Save yourself time, money and the ability to have a checking account -- don't try to deposit a canceled check. It will cause a range of problems in your account and maybe even for you personally. When a check is canceled, the person who wrote it has the money already taken out of her account. You -- or another person named on the check -- have received the money, so now it's just a historical record.
If your name's not on the check, you have no right to the payment and could face legal consequences for trying to deposit or cash it. Passing a bad check is a criminal offense, and penalties include prosecution and possible jail time. At a minimum, your bank will most likely close your account and report you to a credit bureau agency. Since many banks order credit reports on checking account applicants, you'll have difficulty opening an account in the future.
Impact on Your Account
If the canceled check made its way into your account, the money would be removed within days.
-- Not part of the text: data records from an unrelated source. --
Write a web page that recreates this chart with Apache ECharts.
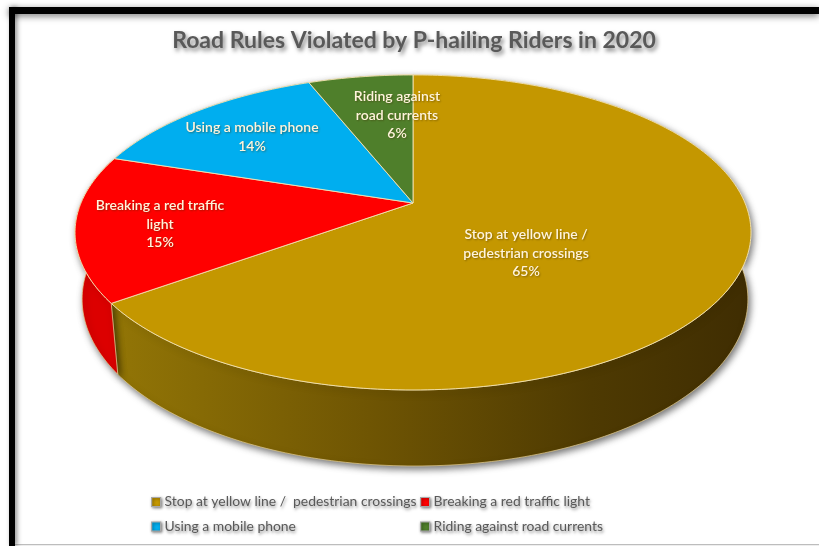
<!DOCTYPE html>
<html>
<head>
<meta charset="utf-8">
<style>html,body{margin:0;padding:0;background:#fff}#chart{width:819px;height:546px}</style>
<script src="https://cdn.jsdelivr.net/npm/echarts@6/dist/echarts.min.js"></script>
</head>
<body>
<div id="chart"></div>
<script>
// Violation shares, clockwise from twelve o'clock
const categories = ['Stop at yellow line /  pedestrian crossings', 'Breaking a red traffic light', 'Using a mobile phone', 'Riding against road currents'];
const shares = [65, 15, 14, 6];
const labelLines = [
  ['Stop at yellow line /', 'pedestrian crossings'],
  ['Breaking a red traffic', 'light'],
  ['Using a mobile phone'],
  ['Riding against', 'road currents']
];

const topColors = ['#c49700', '#ff0000', '#00aeef', '#4f7f2b'];
const labelCentres = [[526, 253], [160, 224], [252, 137], [397, 115]];
const font = 'Lato, "Open Sans", sans-serif';

// Tilted disc: a unit circle projected so that its centre lands off the ellipse centre
const apex = [413, 203];
const spanX = 332, spanY = 152, perspective = -0.187;
function rim(turn) {
  const a = turn * 2 * Math.PI;
  const u = Math.sin(a), v = -Math.cos(a), w = 1 + perspective * v;
  return [apex[0] + spanX * u / w, apex[1] + spanY * v / w];
}
// Lower rim of the disc's thickness
function lower(p) {
  return [apex[0] + 2 + 0.985 * (p[0] - apex[0]), apex[1] + 65 + 1.059 * (p[1] - apex[1])];
}
function arc(from, to) {
  const n = Math.max(4, Math.ceil((to - from) * 360));
  const pts = [];
  for (let i = 0; i <= n; i++) pts.push(rim(from + (to - from) * i / n));
  return pts;
}

const total = shares.reduce((s, v) => s + v, 0);
const starts = shares.map((_, i) => shares.slice(0, i).reduce((s, v) => s + v, 0) / total);

function wallFill(index) {
  if (index === 0) {
    return new echarts.graphic.LinearGradient(115, 0, 750, 0, [
      { offset: 0, color: '#927506' },
      { offset: 0.4, color: '#6f5503' },
      { offset: 0.75, color: '#4e3a02' },
      { offset: 1, color: '#3f2d02' }
    ], true);
  }
  return ['', '#dc0000', '#0090c8', '#3c6220'][index];
}

function renderSlice(index) {
  return function (params, api) {
    const from = starts[index];
    const to = from + api.value(0) / total;
    const edge = arc(from, to);
    const wall = edge.concat(edge.map(lower).reverse());
    const centre = labelCentres[index];
    const text = labelLines[index].concat(api.value(0) + '%').join('\n');
    return {
      type: 'group',
      silent: true,
      children: [
        {
          type: 'polygon', z2: 1,
          shape: { points: wall },
          style: {
            fill: wallFill(index), stroke: '#e6cf8e', lineWidth: 0.7,
            shadowBlur: 7, shadowColor: 'rgba(0,0,0,0.55)', shadowOffsetX: 2, shadowOffsetY: 3
          }
        },
        {
          type: 'polygon', z2: 5 + index,
          shape: { points: [apex].concat(edge) },
          style: { fill: api.visual('color'), stroke: '#f3e3b4', lineWidth: 0.9 }
        },
        {
          type: 'text', z2: 20,
          x: centre[0], y: centre[1],
          style: {
            text: text, fill: '#fff4dc', font: '600 14px ' + font,
            align: 'center', verticalAlign: 'middle', lineHeight: 18.5,
            textShadowColor: 'rgba(60,40,0,0.45)', textShadowBlur: 2, textShadowOffsetX: 1, textShadowOffsetY: 1
          }
        }
      ]
    };
  };
}

const legendBase = {
  orient: 'vertical', itemWidth: 9, itemHeight: 9, itemGap: 10.5, padding: 0,
  icon: 'rect', selectedMode: false,
  itemStyle: { borderColor: '#a8a8a8', borderWidth: 1.2, shadowBlur: 3, shadowColor: 'rgba(0,0,0,0.5)', shadowOffsetX: 1, shadowOffsetY: 1 },
  textStyle: {
    color: '#595959', fontFamily: font, fontSize: 13.9, padding: [0, 0, 0, -1],
    textShadowColor: 'rgba(0,0,0,0.45)', textShadowBlur: 3, textShadowOffsetX: 1, textShadowOffsetY: 2
  }
};

const chart = echarts.init(document.getElementById('chart'), null, { renderer: 'canvas' });
chart.setOption({
  animation: false,
  backgroundColor: '#ffffff',
  title: {
    text: 'Road Rules Violated by P-hailing Riders in 2020',
    left: 414, top: 29, textAlign: 'center', padding: 0,
    textStyle: {
      color: '#595959', fontFamily: font, fontWeight: 'bold', fontSize: 23,
      textShadowColor: 'rgba(0,0,0,0.5)', textShadowBlur: 4, textShadowOffsetX: 2, textShadowOffsetY: 3
    }
  },
  legend: [
    Object.assign({}, legendBase, { left: 151, top: 495, data: [categories[0], categories[2]] }),
    Object.assign({}, legendBase, { left: 420, top: 495, data: [categories[1], categories[3]] })
  ],
  // Chart-area frame: heavy top and left rules with a soft inner shadow
  graphic: [
    { type: 'rect', silent: true, z: 50, shape: { x: 15, y: 544, width: 804, height: 1.2 }, style: { fill: '#bdbdbd' } },
    { type: 'rect', silent: true, z: 50, shape: { x: 9, y: 7, width: 810, height: 7 },
      style: { fill: '#000', shadowBlur: 7, shadowColor: 'rgba(0,0,0,0.55)', shadowOffsetY: 2 } },
    { type: 'rect', silent: true, z: 50, shape: { x: 9, y: 7, width: 6, height: 539 },
      style: { fill: '#000', shadowBlur: 5, shadowColor: 'rgba(0,0,0,0.45)', shadowOffsetX: 2 } }
  ],
  series: categories.map((name, i) => ({
    type: 'custom',
    name: name,
    coordinateSystem: 'none',
    silent: true,
    itemStyle: { color: topColors[i] },
    renderItem: renderSlice(i),
    data: [[shares[i]]]
  }))
});
</script>
</body>
</html>
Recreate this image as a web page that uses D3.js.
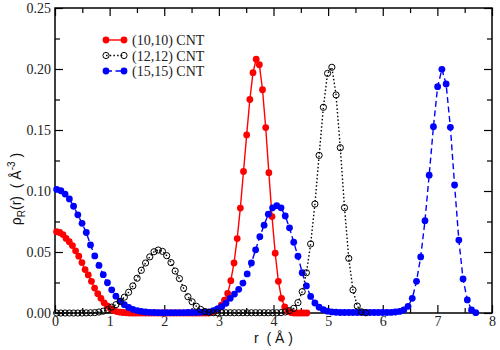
<!DOCTYPE html>
<html>
<head>
<meta charset="utf-8">
<script src="https://cdn.jsdelivr.net/npm/d3@7"></script>
<style>
  body { margin: 0; background: #fff; }
  svg { display: block; }
  .tick text { font-family: "Liberation Serif", "Times New Roman", serif; font-size: 14px; fill: #222; }
  .title { font-family: "Liberation Sans", Arial, sans-serif; font-size: 14px; fill: #111; white-space: pre; }
  .legend text { font-family: "Liberation Serif", "Times New Roman", serif; font-size: 14px; fill: #222; white-space: pre; }
</style>
</head>
<body>
<div id="chart"></div>
<script>
// radial bins, (10,10) tube
const rSmall = [0.029, 0.087, 0.145, 0.203, 0.261, 0.319, 0.377, 0.435, 0.493, 0.551,
    0.609, 0.667, 0.725, 0.783, 0.841, 0.899, 0.957, 1.015, 1.073, 1.131,
    1.189, 1.247, 1.305, 1.363, 1.421, 1.479, 1.537, 1.595, 1.653, 1.711,
    1.769, 1.827, 1.885, 1.943, 2.001, 2.059, 2.117, 2.175, 2.233, 2.291,
    2.349, 2.407, 2.465, 2.523, 2.581, 2.639, 2.697, 2.755, 2.813, 2.871,
    2.929, 2.987, 3.045, 3.103, 3.161, 3.219, 3.277, 3.335, 3.393, 3.451,
    3.509, 3.567, 3.625, 3.683, 3.741, 3.799, 3.857, 3.915, 3.973, 4.031,
    4.089, 4.147, 4.205, 4.263, 4.321, 4.379, 4.437, 4.495, 4.553, 4.611];

// radial bins, (12,12) and (15,15) tubes
const rWide = [0.030, 0.108, 0.185, 0.263, 0.340, 0.418, 0.495, 0.573, 0.650, 0.728,
    0.805, 0.883, 0.960, 1.038, 1.115, 1.193, 1.270, 1.348, 1.425, 1.503,
    1.580, 1.658, 1.735, 1.813, 1.890, 1.968, 2.045, 2.123, 2.200, 2.278,
    2.355, 2.433, 2.510, 2.588, 2.665, 2.743, 2.820, 2.898, 2.975, 3.053,
    3.130, 3.208, 3.285, 3.363, 3.440, 3.518, 3.595, 3.673, 3.750, 3.828,
    3.905, 3.983, 4.060, 4.138, 4.215, 4.293, 4.370, 4.448, 4.525, 4.603,
    4.680, 4.758, 4.835, 4.913, 4.990, 5.068, 5.145, 5.223, 5.300, 5.378,
    5.455, 5.533, 5.610, 5.688, 5.765, 5.843, 5.920, 5.998, 6.075, 6.153,
    6.230, 6.308, 6.385, 6.463, 6.540, 6.618, 6.695, 6.773, 6.850, 6.928,
    7.005, 7.083, 7.160, 7.238, 7.315, 7.393, 7.470, 7.548, 7.625, 7.703];

const rho1010 = [0.0666, 0.0660, 0.0643, 0.0611, 0.0584, 0.0553, 0.0510, 0.0466, 0.0413, 0.0356,
    0.0312, 0.0260, 0.0204, 0.0158, 0.0120, 0.0083, 0.0058, 0.0035, 0.0021, 0.0012,
    0.0007, 0.0004, 0.0002, 0, 0, 0, 0, 0, 0, 0,
    0, 0, 0, 0, 0, 0, 0, 0, 0, 0,
    0, 0, 0, 0, 0, 0, 0, 0, 0, 0.0007,
    0.0017, 0.0035, 0.0065, 0.0105, 0.0160, 0.0265, 0.0410, 0.0610, 0.0860, 0.1160,
    0.1460, 0.1750, 0.1970, 0.2080, 0.2035, 0.1830, 0.1520, 0.1150, 0.0790, 0.0490,
    0.0260, 0.0120, 0.0050, 0.0015, 0.0004, 0, 0, 0, 0, 0];

const rho1212 = [0, 0, 0, 0, 0, 0, 0, 0.0001, 0.0002, 0.0003,
    0.0008, 0.0015, 0.0026, 0.0048, 0.0068, 0.0095, 0.0130, 0.0170, 0.0222, 0.0285,
    0.0350, 0.0410, 0.0460, 0.0502, 0.0516, 0.0505, 0.0470, 0.0413, 0.0344, 0.0282,
    0.0202, 0.0134, 0.0092, 0.0055, 0.0030, 0.0012, 0.0005, 0.0002, 0.0002, 0.0002,
    0.0002, 0.0002, 0.0002, 0.0002, 0.0002, 0.0002, 0.0002, 0.0002, 0.0002, 0.0002,
    0.0002, 0.0002, 0.0002, 0.0003, 0.0008, 0.0020, 0.0038, 0.0085, 0.0175, 0.0330,
    0.0566, 0.0893, 0.1292, 0.1686, 0.1964, 0.2014, 0.1787, 0.1355, 0.0863, 0.0448,
    0.0189, 0.0057, 0.0010, 0.0002];

const rho1515 = [0.1013, 0.1002, 0.0975, 0.0935, 0.0875, 0.0805, 0.0735, 0.0660, 0.0558, 0.0468,
    0.0390, 0.0314, 0.0248, 0.0190, 0.0138, 0.0097, 0.0068, 0.0045, 0.0030, 0.0020,
    0.0013, 0.0008, 0.0005, 0.0004, 0.0003, 0.0003, 0.0003, 0.0003, 0.0003, 0.0003,
    0.0003, 0.0004, 0.0004, 0.0005, 0.0006, 0.0008, 0.0010, 0.0020, 0.0033, 0.0052,
    0.0080, 0.0120, 0.0155, 0.0194, 0.0245, 0.0320, 0.0410, 0.0518, 0.0626, 0.0720,
    0.0810, 0.0862, 0.0880, 0.0862, 0.0795, 0.0698, 0.0580, 0.0465, 0.0330, 0.0222,
    0.0136, 0.0082, 0.0047, 0.0027, 0.0015, 0.0009, 0.0006, 0.0004, 0.0004, 0.0004,
    0.0004, 0.0004, 0.0004, 0.0004, 0.0004, 0.0004, 0.0004, 0.0004, 0.0004, 0.0005,
    0.0008, 0.0013, 0.0025, 0.0055, 0.0120, 0.0260, 0.0460, 0.0757, 0.1130, 0.1527,
    0.1855, 0.1997, 0.1877, 0.1522, 0.1049, 0.0598, 0.0279, 0.0107, 0.0025, 0.0003];

const seriesNames = ["(10,10) CNT", "(12,12) CNT", "(15,15) CNT"];
const xTicks = [0, 1, 2, 3, 4, 5, 6, 7, 8];
const yTicks = [0, 0.05, 0.10, 0.15, 0.20, 0.25];

const W = 500, H = 350;
const margin = {top: 8, right: 8, bottom: 37, left: 55};
const width = W - margin.left - margin.right;
const height = H - margin.top - margin.bottom;

const svg = d3.select("#chart").append("svg")
    .attr("width", W)
    .attr("height", H);
const g = svg.append("g")
    .attr("transform", `translate(${margin.left}, ${margin.top})`);

const x = d3.scaleLinear().domain([0, 8]).range([0, width]);
const y = d3.scaleLinear().domain([0, 0.25]).range([height, 0]);

const xMinor = d3.range(0.5, 8, 1);
const yMinor = d3.range(0.025, 0.25, 0.05);

// axes: all ticks point inward
function styleAxis(sel) {
    sel.select(".domain").remove();
    sel.selectAll("line").attr("stroke", "#000").attr("stroke-width", 1.2);
}

g.append("g")
    .attr("transform", `translate(0, ${height})`)
    .call(d3.axisBottom(x).tickValues(xTicks).tickSize(-8).tickPadding(3).tickFormat(d3.format("d")))
    .call(styleAxis);
g.append("g")
    .attr("transform", `translate(0, ${height})`)
    .call(d3.axisBottom(x).tickValues(xMinor).tickSize(-5).tickFormat(""))
    .call(styleAxis);
g.append("g")
    .call(d3.axisTop(x).tickValues(xTicks).tickSize(-8).tickFormat(""))
    .call(styleAxis);
g.append("g")
    .call(d3.axisTop(x).tickValues(xMinor).tickSize(-5).tickFormat(""))
    .call(styleAxis);

g.append("g")
    .call(d3.axisLeft(y).tickValues(yTicks).tickSize(-8).tickPadding(4).tickFormat(d3.format(".2f")))
    .call(styleAxis);
g.append("g")
    .call(d3.axisLeft(y).tickValues(yMinor).tickSize(-5).tickFormat(""))
    .call(styleAxis);
g.append("g")
    .attr("transform", `translate(${width}, 0)`)
    .call(d3.axisRight(y).tickValues(yTicks).tickSize(-8).tickFormat(""))
    .call(styleAxis);
g.append("g")
    .attr("transform", `translate(${width}, 0)`)
    .call(d3.axisRight(y).tickValues(yMinor).tickSize(-5).tickFormat(""))
    .call(styleAxis);

g.append("rect")
    .attr("width", width)
    .attr("height", height)
    .attr("fill", "none")
    .attr("stroke", "#000")
    .attr("stroke-width", 1.5);

const line = d3.line().x(d => x(d[0])).y(d => y(d[1]));

const series = [
    {name: seriesNames[0], data: d3.zip(rSmall, rho1010), color: "#ff0000", dash: null, open: false},
    {name: seriesNames[2], data: d3.zip(rWide, rho1515), color: "#0000ff", dash: "6,3.5", open: false},
    {name: seriesNames[1], data: d3.zip(rWide.slice(0, rho1212.length), rho1212), color: "#000", dash: "1.5,2.2", open: true}
];

series.forEach(s => {
    g.append("path")
        .datum(s.data)
        .attr("d", line)
        .attr("fill", "none")
        .attr("stroke", s.color)
        .attr("stroke-width", 1.4)
        .attr("stroke-dasharray", s.dash);
    g.append("g").selectAll("circle")
        .data(s.data)
        .enter().append("circle")
            .attr("cx", d => x(d[0]))
            .attr("cy", d => y(d[1]))
            .attr("r", s.open ? 3.1 : 3.4)
            .attr("fill", s.open ? "none" : s.color)
            .attr("stroke", s.open ? "#000" : "none")
            .attr("stroke-width", 1);
});

// legend, in plot coords
const legendItems = [
    {name: seriesNames[0], color: "#ff0000", dash: null, open: false},
    {name: seriesNames[1], color: "#000", dash: "1.5,2.2", open: true},
    {name: seriesNames[2], color: "#0000ff", dash: "6,3.5", open: false}
];
const legend = g.append("g").attr("class", "legend")
    .attr("transform", "translate(51, 32)");
const item = legend.selectAll("g")
    .data(legendItems)
    .enter().append("g")
        .attr("transform", (d, i) => `translate(0, ${i * 15.5})`);
item.append("line")
    .attr("x1", 0).attr("x2", 18)
    .attr("stroke", d => d.color)
    .attr("stroke-width", 1.4)
    .attr("stroke-dasharray", d => d.dash);
item.selectAll("circle")
    .data(d => [d, d])
    .enter().append("circle")
        .attr("cx", (d, i) => i * 18)
        .attr("r", d => d.open ? 3.1 : 3.4)
        .attr("fill", d => d.open ? "none" : d.color)
        .attr("stroke", d => d.open ? "#000" : "none");
item.append("text")
    .attr("x", 26)
    .attr("y", 5)
    .text(d => d.name);

// axis titles
svg.append("text")
    .attr("class", "title")
    .attr("x", margin.left + width / 2)
    .attr("y", 343)
    .attr("text-anchor", "middle")
    .text("r  ( Å )");

const yTitle = svg.append("text")
    .attr("class", "title")
    .attr("transform", "translate(21, 189) rotate(-90)")
    .attr("text-anchor", "middle");
yTitle.append("tspan").text("ρ");
yTitle.append("tspan").attr("dy", 4).style("font-size", "10px").text("R");
yTitle.append("tspan").attr("dy", -4).text("(r)  ( Å");
yTitle.append("tspan").attr("dy", -6).style("font-size", "10px").text("-3");
yTitle.append("tspan").attr("dy", 6).text(" )");
</script>
</body>
</html>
The bank would hit you with a processing charge, and depending on the check amount and your current balance, your account could then be overdrawn. This would cause your bank to refuse payment on checks you have written, creating a snowball of negative effects on your finances.
Under normal circumstances, your bank won't allow you to deposit a canceled check. A teller will see it's clearly stamped "canceled" or "paid" on the face. The only likely way such a transaction could happen would be by oversight. A teller may not notice the mark, or perhaps you placed it in an ATM machine or night depository where the bank verifies the transaction after you leave. In this case, the teller would remove the transaction since it would be stamped as already having cleared the check writer's bank. If the check made it past the teller, the operations department would block the money from going into your account.
The main use of a canceled check is to serve as a payment record, and it is used in disputes to prove money has changed hands. Many banks no longer return the original check with your bank statement, so you'll likely only have access to a copy. Canceled checks are becoming a thing of the past as recent federal regulations promote more use of electronic processing of check images rather than paper originals.